Meatable
- Company type: Privately held company
- Industry: Food technology
- Founded: 2018
- Founders: Krijn de Nood, Daan Luining, Mark Kotter
- Headquarters: Delft, Netherlands
- Website: meatable.com

= Meatable =

Dutch food technology company

Meatable was a Dutch biotechnology company aimed at cultured meat, particularly pork.

== History ==
Meatable was co-founded by Krijn de Nood, Daan Luining, and Mark Kotter in 2018. It began operating on the campus of Delft University of Technology. and by 2018 reported it had succeeded growing meat using pluripotent stem cells from animal umbilical cords. becoming one of the first start-ups to eliminate fetal bovine serum. On 26 September 2018, Luining represented Meatable at a round table discussion on cultured meat in the Dutch House of Representatives.
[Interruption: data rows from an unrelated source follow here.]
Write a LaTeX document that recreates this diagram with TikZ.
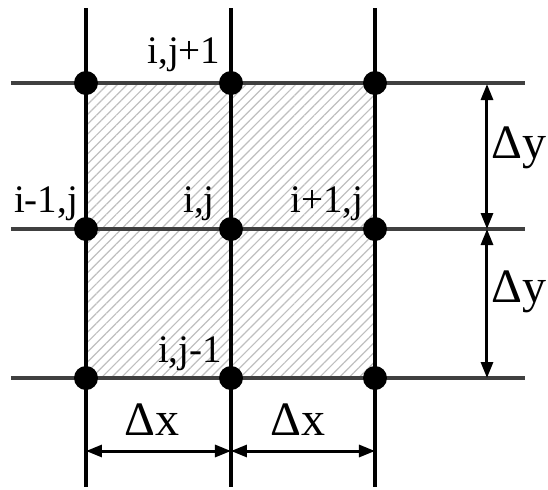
\documentclass[tikz,border=0pt]{standalone}
\usepackage{fontspec}
\setmainfont{Liberation Serif}
\usepackage{tikz}
\usetikzlibrary{arrows.meta,positioning,patterns.meta}

\tikzset{
  dot/.style={circle, fill=black, inner sep=0pt, minimum size=12pt},
  vline/.style={line width=1.7pt, black},
  hline/.style={line width=2pt, black!75},
  dim/.style={{Triangle[length=8pt,width=6pt]}-{Triangle[length=8pt,width=6pt]}, line width=1.5pt},
  lbl/.style={anchor=base, font=\fontsize{19.5}{20}\selectfont, inner sep=0pt},
  dlbl/.style={anchor=base, font=\fontsize{24}{26}\selectfont, inner sep=0pt}
}

\begin{document}
\begin{tikzpicture}[x=0.5pt, y=-0.5pt]
  \useasboundingbox (0,0) rectangle (548,489);

  % Hatched cells
  \fill[pattern={Lines[angle=45, distance=3.5pt, line width=0.6pt]}, pattern color=black!25]
    (86,83) rectangle (375,378);

  % Grid lines
  \foreach \x [count=\c] in {86,231,375} {
    \coordinate (top\c) at (\x,8);
    \coordinate (bot\c) at (\x,487);
    \draw[vline] (top\c) -- (bot\c);
  }
  \foreach \y [count=\r] in {83,229,378} {
    \coordinate (left\r) at (11,\y);
    \coordinate (right\r) at (525,\y);
    \draw[hline] (left\r) -- (right\r);
  }

  % Define nodes
  \foreach \x [count=\c] in {86,231,375}
    \foreach \y [count=\r] in {83,229,378}
      \node[dot] (g\c\r) at (\x,\y) {};

  % Labels
  \node[lbl] (ijp) at (184,63) {i,j+1};
  \node[lbl] (imj) at (46,212) {i-1,j};
  \node[lbl] (ij) at (199,212) {i,j};
  \node[lbl] (ipj) at (327,212) {i+1,j};
  \node[lbl] (ijm) at (190,362) {i,j-1};

  % Draw arrows
  \coordinate (dx1) at (86,451);
  \coordinate (dx2) at (231,451);
  \coordinate (dx3) at (375,451);
  \draw[dim] (dx1) -- (dx2);
  \draw[dim] (dx2) -- (dx3);
  \node[dlbl] (lx1) at (152,435) {Δx};
  \node[dlbl] (lx2) at (298,435) {Δx};

  \coordinate (dy1) at (487,84);
  \coordinate (dy2) at (487,229);
  \coordinate (dy3) at (487,378);
  \draw[dim] (dy1) -- (dy2);
  \draw[dim] (dy2) -- (dy3);
  \node[dlbl, anchor=base west] (ly1) at (491,158) {Δy};
  \node[dlbl, anchor=base west] (ly2) at (491,302) {Δy};
\end{tikzpicture}
\end{document}
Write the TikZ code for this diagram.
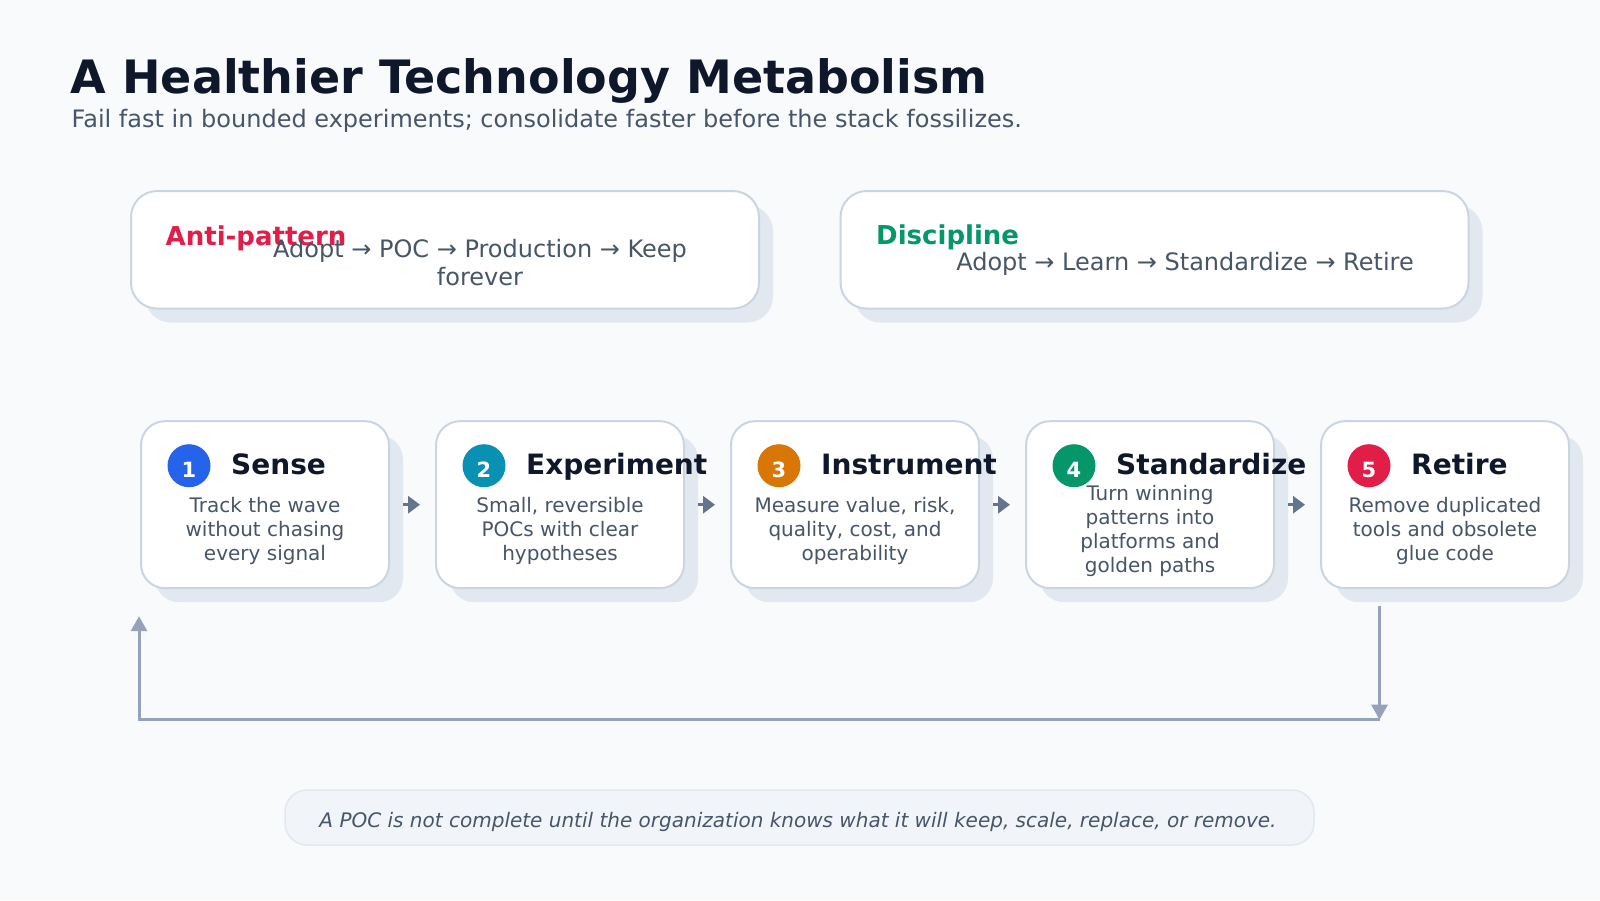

In early October 2018, Meatable attracted 3.5 million euros in funding from investors.

Meatable presented at the Consumer Electronics Show (CES) in Las Vegas in January 2020, stating that it sought to present proof of concept by the end of the year. By then, Meatable was working with scientists from Cambridge and Stanford to produce a hamburger within three weeks from a single stem cell via a process the company had patented.

In 2021, Meatable obtained funding from various investors worth 40 million euros (47 million US dollars). Its total capital at the time was approximately 53 million euros (60 million US dollars). By April 2021, the staff of Meatable had grown to over 40 people with 15 different nationalities, representing many different fields and coming from many universities. The same year, Meatable announced that it had entered into an agreement with DSM in order to 'make cultured meat affordable and accessible on a large scale.'

In April 2024, Meatable was the first company in the European Union to receive regulatory approval from the EFSA for a public tasting of cultured meat, in this case sausage.

After 7 years of operations (December 19, 2025), Meatable announced its dissolution due to its inability to obtain further funding from existing or new investors. Its net asset value to that date was reported to be £147 million.